There is a better way. Please pray about it and pray that we can find the way to the cross and sit at the feet of Jesus. The rebel rousing Jesus that kicks the money lenders out of the house of Prayer. WTFWJD?

A Call to Ministry in a Postmodern World

There has been much ado about postmodernism these days. There is postmodern architecture, postmodern philosophy, postmodern art, postmodern film, postmodern literature, postmodern music, postmodern theater, postmodern theology, and even postmodern postmodernism. You cannot escape conversation in many circles without postmodernism entering into it and mocking your modern intellectual vision.

The effects upon the cultural landscape moves today into tension with tomorrow. It begs us to ask the questions of where, when, why, and how of the very human fabric that weaves history, time, and space into a society or does it?

No matter how you interpret postmodernism you must contend that it is a reaction to the status quo. It is rooted in an outsider perspective that mounts attitudes of “us verses them” upon a position of entitlement.

What is Postmodern Theology?

Postmodern Christian theology is a theology rooted in reaction to the status quo. It should be counter-cultural in nature. It seeks to disturb and transform those engaged in the practice of theology. It looks to the pervading culture for means to express and illuminate the gospel message of Jesus Christ. It must not be comfortable or commodified. Theology that seeks to transform cannot and should not be consumed like fun size Halloween candy. To partake in the radical transforming nature of the gospel direct opposition to the status quo is called for.

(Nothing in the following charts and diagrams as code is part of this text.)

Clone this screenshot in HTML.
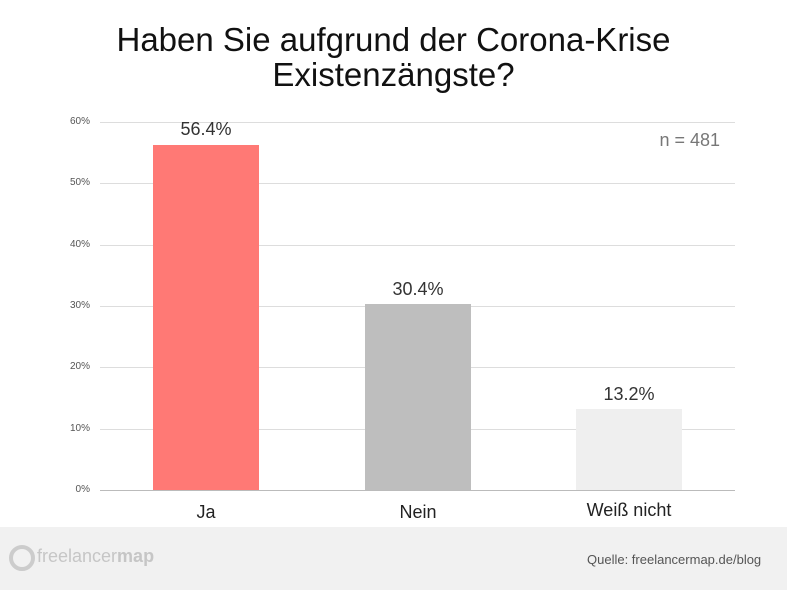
<!DOCTYPE html>
<html><head><meta charset="utf-8"><style>
body{margin:0;width:787px;height:590px;background:#fff;overflow:hidden;font-family:"Liberation Sans",sans-serif;position:relative}
.a{position:absolute}
.t{left:0;width:787px;text-align:center;font-size:33px;color:#111;line-height:35px}
.g{left:100px;width:635px;height:1px;background:#ddd}
.yl{left:40px;width:50px;text-align:right;font-size:10px;color:#555}
.bar{width:106px}
.v{width:160px;text-align:center;font-size:18px;color:#333}
.x{width:160px;text-align:center;font-size:18px;color:#222}
</style></head><body>
<div class="a t" style="top:22px">Haben Sie aufgrund der Corona-Krise</div>
<div class="a t" style="top:57px">Existenzängste?</div>
<div class="a g" style="top:122px"></div>
<div class="a g" style="top:183px"></div>
<div class="a g" style="top:245px"></div>
<div class="a g" style="top:306px"></div>
<div class="a g" style="top:367px"></div>
<div class="a g" style="top:429px"></div>
<div class="a g" style="top:490px;background:#bbb"></div>
<div class="a yl" style="top:116px">60%</div>
<div class="a yl" style="top:177px">50%</div>
<div class="a yl" style="top:239px">40%</div>
<div class="a yl" style="top:300px">30%</div>
<div class="a yl" style="top:361px">20%</div>
<div class="a yl" style="top:423px">10%</div>
<div class="a yl" style="top:484px">0%</div>
<div class="a bar" style="left:153px;top:145px;height:345px;background:#ff7975"></div>
<div class="a bar" style="left:365px;top:304px;height:186px;background:#bebebe"></div>
<div class="a bar" style="left:576px;top:409px;height:81px;background:#efefef"></div>
<div class="a v" style="left:126px;top:119px">56.4%</div>
<div class="a v" style="left:338px;top:279px">30.4%</div>
<div class="a v" style="left:549px;top:384px">13.2%</div>
<div class="a x" style="left:126px;top:502px">Ja</div>
<div class="a x" style="left:338px;top:502px">Nein</div>
<div class="a x" style="left:549px;top:500px">Weiß nicht</div>
<div class="a" style="left:640px;top:130px;width:80px;text-align:right;font-size:18px;color:#777">n = 481</div>
<div class="a" style="left:0;top:527px;width:787px;height:63px;background:#f1f1f1"></div>
<div class="a" style="left:9px;top:545px;width:26px;height:26px;border-radius:50%;border:4px solid #ccc;box-sizing:border-box"></div>
<div class="a" style="left:37px;top:546px;font-size:18px;color:#c6c6c6">freelancer<b>map</b></div>
<div class="a" style="left:587px;top:552px;font-size:13px;color:#555">Quelle: freelancermap.de/blog</div>
</body></html>
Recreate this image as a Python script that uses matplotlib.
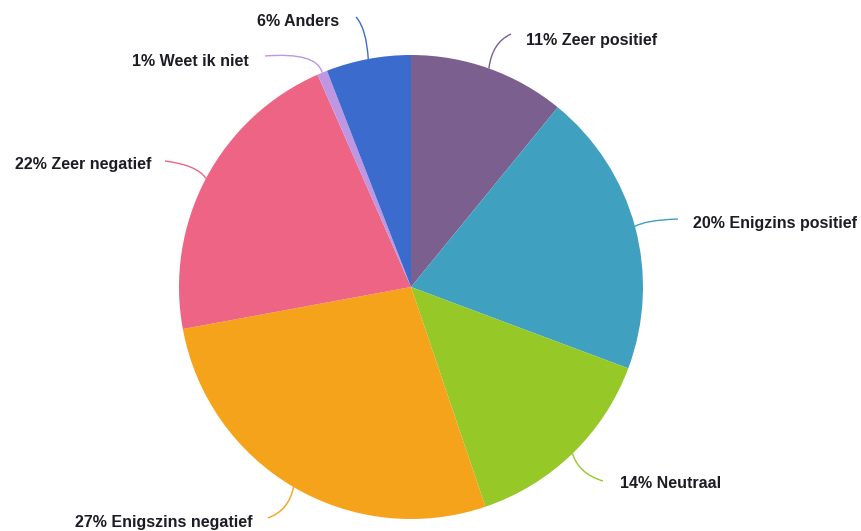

Gone is the ability to stoically sit by as the gospel is used to propagate a conquering message that excludes and builds division. We are far to concerned with difference rather than similarities.

All are called to ministry. All are sought after to serve. In the Presbyterian tradition being a Minister of the Word and Sacrament does not entitle you to anything more than service. There is no difference between congregation and pastor. We are a body of Believers! Some of us have lost our salt. We are SALboosT as a denomination already.

Where must we go from here?

My outcome in this process
In the course of researching the topic of Postmodern understanding of call I conducted many interviews. I came across a few conclusions: 1) Call is relative to one culture. 2) Postmodern understanding of call is rooted in vocational understanding and a longing for security. 3) Action is called for today. we must seek to engage the culture around us to become effective instruments of witness.

There is need for ministers, pastors, and preachers. There is also a need for the understanding of these roles to sift and become more flexible. Churches would benefit from becoming uncomfortable and challenge he status quo. What are you protecting and from what are you protecting it from? In a world full of adjectives, may we be a people of verbs.